October 9, 2008
Few
Pentecost 22/23A Mt 22.1-14
“For many are called, but few are chosen.” (Mt 22.14).
The Japanese name for Korea is “Chosen.” The U S Marine veterans who fought there in that mid-twentieth century misunderstanding rightly call themselves, “The Chosen Few.”
Now that I’ve got that homiletic spin out of the way, what on earth was Matthew talking about that Jesus was talking about? How has the Chosen Few, an aphorism that has stood so well and so perplexingly down through the ages, attached to the story of a desperate and fickle king like that told in today’s gospel?
Maybe it was because Matthew was a bit fickle, himself, and was throwing his evangelical weight around. Maybe it was a hint to is neighbor Luke not to take himself so seriously. Frankly, one may wonder, as some authorities do, whether Jesus ever said it at all. But there it is as plain as mud in the scriptural canon for all time. One reason I believe it has is that the Holy Spirit has a lot to do with what is said there, including what Jesus says there, and with how the church interprets what is said there and, unlike Luke, we’d best take it more seriously than not what is said there.

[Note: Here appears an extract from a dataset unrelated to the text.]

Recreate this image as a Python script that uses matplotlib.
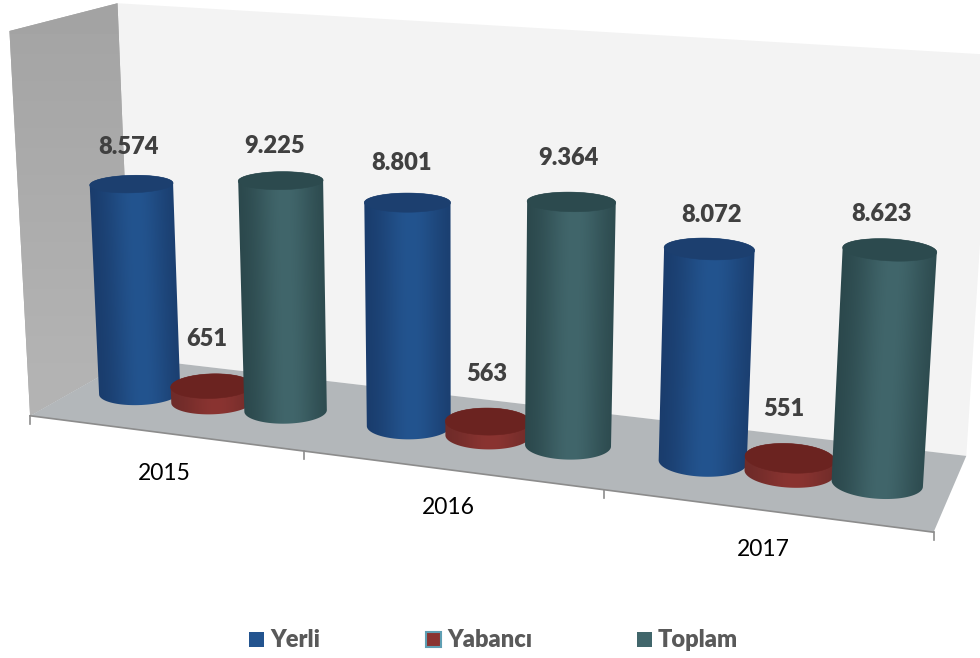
import numpy as np
import matplotlib
matplotlib.use("Agg")
import matplotlib.pyplot as plt
from matplotlib.patches import Polygon

years = ["2015", "2016", "2017"]
series = ["Yerli", "Yabancı", "Toplam"]
yerli = [8574, 8801, 8072]
yabanci = [651, 563, 551]
toplam = [9225, 9364, 8623]
yerli_labels = ["8.574", "8.801", "8.072"]
yabanci_labels = ["651", "563", "551"]
toplam_labels = ["9.225", "9.364", "8.623"]

# layout, in image pixels
label_pos = {
    "Yerli": [(128, 147), (401, 163), (711, 215)],
    "Yabancı": [(207, 339), (487, 374), (784, 409)],
    "Toplam": [(275, 146), (568, 158), (881, 214)],
}
year_pos = [(164, 473), (448, 508), (763, 550)]
legend_x = [249, 426, 637]

colors = {
    "Yerli": {"mid": "#23548f", "edge": "#193a69", "top": "#1c3f6f"},
    "Yabancı": {"mid": "#8a3431", "edge": "#6c2a28", "top": "#6b2320"},
    "Toplam": {"mid": "#41666b", "edge": "#294549", "top": "#2c4a4e"},
}

AXIS_MAX = 15000
DEPTH = 1.0

# box corners: (category pos, depth, value) -> pixel, used to fit the camera
world_pts = np.array([
    [0, 0, 0], [3, 0, 0], [3, DEPTH, 0], [0, DEPTH, 0],
    [0, 0, AXIS_MAX], [0, DEPTH, AXIS_MAX], [3, DEPTH, AXIS_MAX],
], dtype=float)
pixel_pts = np.array([
    [32, 416], [933, 533], [967, 455], [130, 358],
    [8, 30], [119, 4], [992, 55],
], dtype=float)


def fit_camera(world, pixels):
    rows = []
    for (x, y, z), (px, py) in zip(world, pixels):
        rows.append([x, y, z, 1, 0, 0, 0, 0, -px * x, -px * y, -px * z, -px])
        rows.append([0, 0, 0, 0, x, y, z, 1, -py * x, -py * y, -py * z, -py])
    _, _, vt = np.linalg.svd(np.array(rows))
    return vt[-1].reshape(3, 4)


P = fit_camera(world_pts, pixel_pts)


def project(x, y, z):
    x, y, z = np.broadcast_arrays(x, y, z)
    w = np.stack([x, y, z, np.ones_like(x)], axis=0).astype(float)
    p = P @ w.reshape(4, -1)
    return (p[0] / p[2]).reshape(x.shape), (p[1] / p[2]).reshape(x.shape)


def to_rgb(c):
    return np.array(matplotlib.colors.to_rgb(c))


def convex_hull(points):
    pts = sorted(map(tuple, points))

    def half(seq):
        out = []
        for p in seq:
            while len(out) > 1 and ((out[-1][0] - out[-2][0]) * (p[1] - out[-2][1])
                                    - (out[-1][1] - out[-2][1]) * (p[0] - out[-2][0])) <= 0:
                out.pop()
            out.append(p)
        return out[:-1]

    return np.array(half(pts) + half(pts[::-1]))


def draw_cylinder(ax, u, v, value, style, ru=0.139, rv=0.195, z=3):
    t = np.linspace(0, 2 * np.pi, 181)
    xb, yb = project(u + ru * np.cos(t), v + rv * np.sin(t), 0 * t)
    xt, yt = project(u + ru * np.cos(t), v + rv * np.sin(t), 0 * t + value)
    hull = convex_hull(np.r_[np.c_[xb, yb], np.c_[xt, yt]])

    # shading runs across the body and follows its lean
    x0, x1 = hull[:, 0].min() - 2, hull[:, 0].max() + 2
    y0, y1 = hull[:, 1].min() - 2, hull[:, 1].max() + 2
    gx, gy = np.meshgrid(np.arange(x0, x1, 0.5), np.arange(y0, y1, 0.5))
    yb_mid, yt_mid = (yb.min() + yb.max()) / 2, (yt.min() + yt.max()) / 2
    f = (gy - yt_mid) / (yb_mid - yt_mid)
    left = xt.min() + (xb.min() - xt.min()) * f
    right = xt.max() + (xb.max() - xt.max()) * f
    s = (gx - left) / (right - left) * 2 - 1
    k = np.exp(-((s - 0.08) / 0.72) ** 2)[..., None]
    img = to_rgb(style["edge"]) + (to_rgb(style["mid"]) - to_rgb(style["edge"])) * k

    im = ax.imshow(img, extent=(x0, x1, y1, y0), aspect="auto", zorder=z,
                   interpolation="bilinear")
    clip = Polygon(hull, closed=True, transform=ax.transData)
    im.set_clip_path(clip)
    ax.add_patch(Polygon(np.c_[xt, yt], closed=True, fc=style["top"], ec=style["top"],
                         lw=0.4, zorder=z + 0.5))


fig = plt.figure(figsize=(9.8, 6.58), dpi=100)
ax = fig.add_axes([0, 0, 1, 1])
ax.axis("off")


def box_face(corners, color):
    xs, ys = project(*np.array(corners, dtype=float).T)
    poly = Polygon(np.c_[xs, ys], closed=True, fc=color, ec="none", zorder=1)
    ax.add_patch(poly)
    return poly


# walls and floor
wall = [[0, DEPTH, 0], [3, DEPTH, 0], [3, DEPTH, AXIS_MAX], [0, DEPTH, AXIS_MAX]]
side = [[0, 0, 0], [0, DEPTH, 0], [0, DEPTH, AXIS_MAX], [0, 0, AXIS_MAX]]
floor = [[0, 0, 0], [3, 0, 0], [3, DEPTH, 0], [0, DEPTH, 0]]
box_face(wall, "#f3f3f3")
side_patch = box_face(side, "#a8a8a8")
grad = np.linspace(0.64, 0.71, 64)[:, None]
side_im = ax.imshow(grad, extent=(0, 140, 430, 0), cmap="gray", vmin=0, vmax=1,
                    aspect="auto", zorder=1.1)
side_im.set_clip_path(side_patch)
box_face(floor, "#b3b7ba").set_zorder(1.2)

# front edge and ticks
ex, ey = project(np.array([0.0, 3.0]), np.array([0.0, 0.0]), np.array([0.0, 0.0]))
ax.plot(ex, ey, color="#8c8c8c", lw=1.2, zorder=2)
for i in range(4):
    tx, ty = project(float(i), 0.0, 0.0)
    ax.plot([tx, tx], [ty, ty + 8], color="#8c8c8c", lw=1.2, zorder=2)

values = {"Yerli": yerli, "Yabancı": yabanci, "Toplam": toplam}
texts = {"Yerli": yerli_labels, "Yabancı": yabanci_labels, "Toplam": toplam_labels}
offset = {"Yerli": -0.278, "Yabancı": 0.0, "Toplam": 0.275}

# draw in this order so the red disc sits in front of blue and behind teal
for cat in range(len(years)):
    for j, name in enumerate(series):
        draw_cylinder(ax, cat + 0.5 + offset[name], DEPTH / 2, values[name][cat],
                      colors[name], z=3 + cat * 3 + j)

label_font = ["Lato", "DejaVu Sans"]
for name in series:
    for (lx, ly), txt in zip(label_pos[name], texts[name]):
        ax.text(lx, ly, txt, ha="center", va="center", fontsize=17, fontweight="heavy",
                color="#404040", family=label_font, zorder=30)

for (lx, ly), year in zip(year_pos, years):
    ax.text(lx, ly, year, ha="center", va="center", fontsize=16.5, color="black",
            family=label_font, zorder=30)

for lx, name in zip(legend_x, series):
    edge = "#5f9fb3" if name == "Yabancı" else colors[name]["mid"]
    ax.add_patch(plt.Rectangle((lx, 632), 15, 15, fc=colors[name]["mid"], ec=edge,
                               lw=1.5 if name == "Yabancı" else 0, zorder=30))
    ax.text(lx + 21, 640, name, ha="left", va="center", fontsize=17, fontweight="heavy",
            color="#595959", family=label_font, zorder=30)

ax.set_xlim(0, 980)
ax.set_ylim(658, 0)
fig.savefig("out.png", dpi=100)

“For many are called, but few are chosen.” One dare not overlook that what we do with our lives and the choices that demands are at the very core of our Baptismal Covenant. Surely there are no more important concepts about the life in Christ than vocation and choice. The Greek word for church is ekklesia. It means something like “those who are called out.” The very characteristic of what it means to be a human being is not only to be called, to have a vocation, but also and perhaps even more distinctively, the capacity, the freedom to choose that calling — or to refuse it. This is what it means to be created in the image of God. This is what God means by imagining us into being.
Jesus realized that God had a special calling for him when he confronted Satan out there in those early forty devastating days in the wilderness. He was still wrestling with that calling as late as Gethsemane where he sweated blood trying to get it straight blood about God’s will for him. We must never overlook that he said Yes, and that that Yes may be the saving act, itself, part with the cross. Vocation and choice.
“For many are called, but few are chosen.”
Maybe that means that God calls a lot of us, maybe all of us, to be his church. Maybe it means not that God chooses only a few, for, after all, he’s called us all, but that only a few of us exercise the freedom to choose or not to choose his calling, actually and which probably means whether or not we choose to be human as God has imagined human to be. Let us understand the church, the called, to be where we work out that vocation and perfect it, where we follow through on it and become not only the chosen few, but, as well, the few who choose.
Maybe all this is homiletic license, one of which I have as do you for better or worse.